Again it follows from the Captain's statistics that the fifty-five million people reputed to live in dry territory, under the blessings of prohibition, must be numbered among the habitual drunkards, heavy, regular or occasional drinkers, women and children included, otherwise there would not be enough people to make up the Captain's total. Many unkind and untrue things have been said about prohibition, but nothing so completely damning as this. Yet its high apostle would lead us to these very conclusions.
Perhaps no power of argument would persuade Captain Hobson or his followers that he overstated the case when asserting that there are one million habitual drunkards in this country, regardless of what modifications he might concede in regard to the other classes of drinkers. The point is, therefore, of special interest. For England and Wales the renowned Dr. Branthwaite, who really can lay claim to "exact scientific investigation," estimates that there is 1.42 inebriates to 1,000 of population; but Captain Hobson gives this country one for each hundred! Here is a difference with a vengeance. How it can be in the face of our smaller consumption of alcoholic drinks, not to mention the “fact” that more than one-half of our population lives under prohibition laws, is for Captain Hobson to explain.
That the Captain really believes his own figures is shown by the eagerness to have other people profit by the astonishing results of his investigations.
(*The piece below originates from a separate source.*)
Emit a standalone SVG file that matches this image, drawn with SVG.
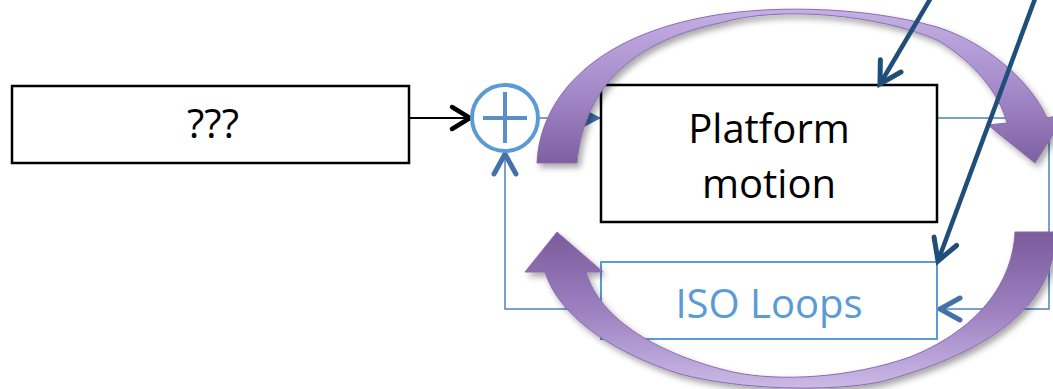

He boasts that he sent out two million copies of his speech on prohibition made in December, 1913, and not content with this, he claims to have written 1,500,000 letters on the same subject—all in eight months. But allowing one minute to each letter he would need three years for the task, working twentyfour hours a day!
Such is the efficiency of the Hero of the Merrimac—when aided by the Government Printing Press and the Government's franks. His speeches and letters sent free by the Government must have cost it no less than $50,000, or at the rate of $75,000 a year. And why? In order to carry the most palpable misinformation to people which doubtless thousands of them are made to believe. That's the pity of it!